# Minimal partition covering?

I am working on a problem that arises in the design of experiments. I wonder if it is part of a well-studied class of problems.

The problem is:

Start with a set of points $$S$$ and a target partition of that set $$P$$.

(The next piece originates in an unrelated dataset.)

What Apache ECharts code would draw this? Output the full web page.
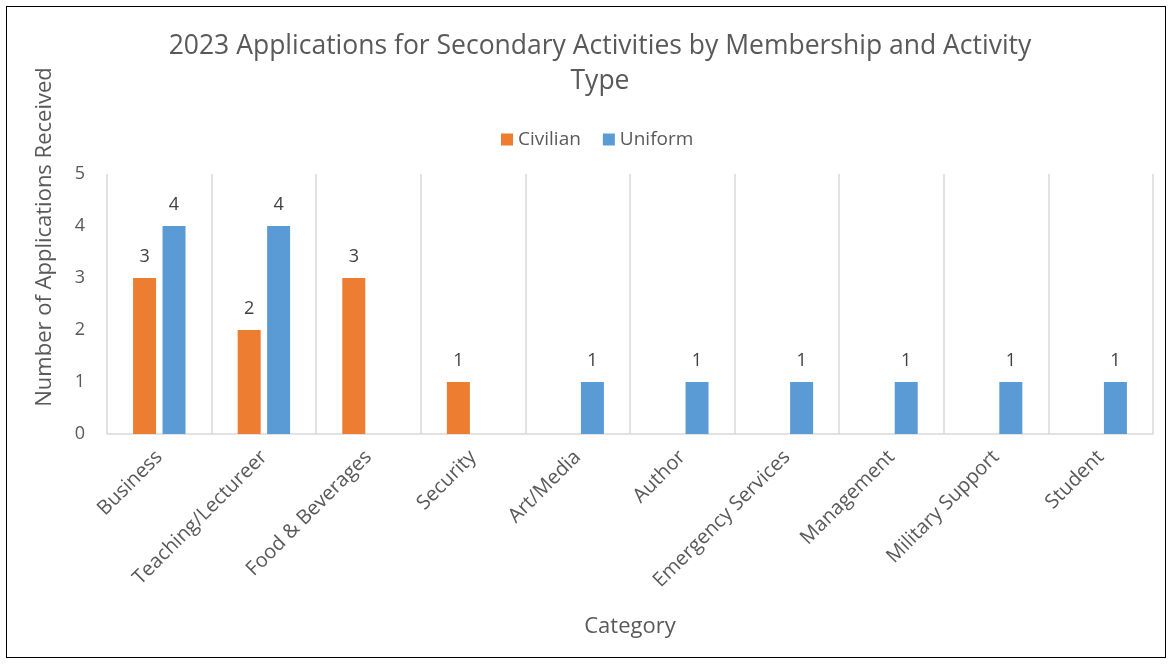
<!DOCTYPE html>
<html>
<head>
<meta charset="utf-8">
<script src="https://cdn.jsdelivr.net/npm/echarts@6/dist/echarts.min.js"></script>
<style>
  html, body { margin: 0; padding: 0; background: #fff; }
  #frame { position: absolute; left: 6px; top: 6px; width: 1160px; height: 652px; border: 1.5px solid #000; box-sizing: border-box; }
  #chart { position: absolute; left: 0; top: 0; width: 1172px; height: 664px; }
</style>
</head>
<body>
<div id="chart"></div>
<div id="frame"></div>
<script>
const categories = ['Business', 'Teaching/Lectureer', 'Food & Beverages', 'Security', 'Art/Media', 'Author', 'Emergency Services', 'Management', 'Military Support', 'Student'];
const civilian = [3, 2, 3, 1, null, null, null, null, null, null];
const uniform = [4, 4, null, null, 1, 1, 1, 1, 1, 1];
const yTicks = [0, 1, 2, 3, 4, 5];

const FONT = 'Open Sans';
const chart = echarts.init(document.getElementById('chart'));
chart.setOption({
  animation: false,
  textStyle: { fontFamily: FONT },
  title: {
    text: '2023 Applications for Secondary Activities by Membership and Activity\nType',
    left: 600,
    textAlign: 'center',
    top: 29,
    padding: 0,
    textStyle: { fontFamily: FONT, fontSize: 26.5, fontWeight: 'normal', color: '#595959', lineHeight: 35 }
  },
  legend: {
    top: 125,
    left: 496,
    itemWidth: 12,
    itemHeight: 12,
    itemGap: 22,
    icon: 'rect',
    textStyle: { fontFamily: FONT, fontSize: 19, color: '#595959' },
    data: ['Civilian', 'Uniform']
  },
  graphic: [{
    type: 'text',
    x: 45,
    y: 237,
    rotation: Math.PI / 2,
    style: {
      text: 'Number of Applications Received',
      fontFamily: FONT, fontSize: 22, fill: '#595959',
      textAlign: 'center', textVerticalAlign: 'middle'
    }
  }],
  grid: { left: 107, right: 19, top: 174, bottom: 230, containLabel: false },
  xAxis: {
    type: 'category',
    data: categories,
    name: 'Category',
    nameLocation: 'middle',
    nameGap: 182,
    nameTextStyle: { fontFamily: FONT, fontSize: 22, color: '#595959' },
    axisLine: { lineStyle: { color: '#d9d9d9', width: 1.5 } },
    axisTick: { show: false },
    splitLine: { show: true, interval: 0, lineStyle: { color: '#d9d9d9', width: 1.5 } },
    axisLabel: { interval: 0, rotate: 45, margin: 20, fontFamily: FONT, fontSize: 20, color: '#595959' }
  },
  yAxis: {
    type: 'value',
    min: 0,
    max: 5,
    interval: 1,
    axisLine: { show: false },
    axisTick: { show: false },
    splitLine: { show: false },
    axisLabel: {
      margin: 22, fontFamily: FONT, fontSize: 18, color: '#595959',
      formatter: v => yTicks.includes(v) ? String(v) : ''
    }
  },
  series: [
    {
      name: 'Civilian', type: 'bar', data: civilian,
      barWidth: 23, barGap: '28%',
      itemStyle: { color: '#ED7D31' },
      label: { show: true, position: 'top', distance: 12, fontFamily: FONT, fontSize: 18, color: '#404040' }
    },
    {
      name: 'Uniform', type: 'bar', data: uniform,
      barWidth: 23,
      itemStyle: { color: '#5B9BD5' },
      label: { show: true, position: 'top', distance: 12, fontFamily: FONT, fontSize: 18, color: '#404040' }
    }
  ]
});
</script>
</body>
</html>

Let $$\mathcal{P}$$ be a set of partitions of $$S$$ not including $$P$$

The problem is to “cover” $$P$$ using the minimal number of partitions from $$\mathcal{P}$$

To make this more formal, a subset of the set of partitions $$\tilde{\mathcal{P}}\subset \mathcal{P}$$ covers $$P$$ if the meet of $$\tilde{\mathcal{P}}$$ (the coarsest partition finer than all partitions in $$\tilde{\mathcal{P}}$$) is finer than $$P$$.

Example

For example, suppose the target partition is $$P=\big\{\{1,2\},\{3\},\{4\},\{5,6\}\big\}$$ and $$\mathcal{P}=\Big\{\big\{\{1\},\{2,3,4,5,6\}\big\};\big\{\{1,2,3\},\{4,5,6\}\big\};\big\{\{1,2\},\{3,4\}\{5,6\}\big\}\Big\}$$

We only need two partitions from $$\mathcal{P}$$ to cover this. The meet of $$\Big\{\big\{\{1,2,3\},\{4,5,6\}\big\};\big\{\{1,2\},\{3,4\}\{5,6\}\big\}\Big\}$$ is $$P$$ and this is the minimal way to cover $$P$$ from $$\mathcal{P}$$.

What I’ve tried:

I have tried to map my problem into a set covering problem with no luck. I got hung up with the meet operation operating differently than the union in set covering.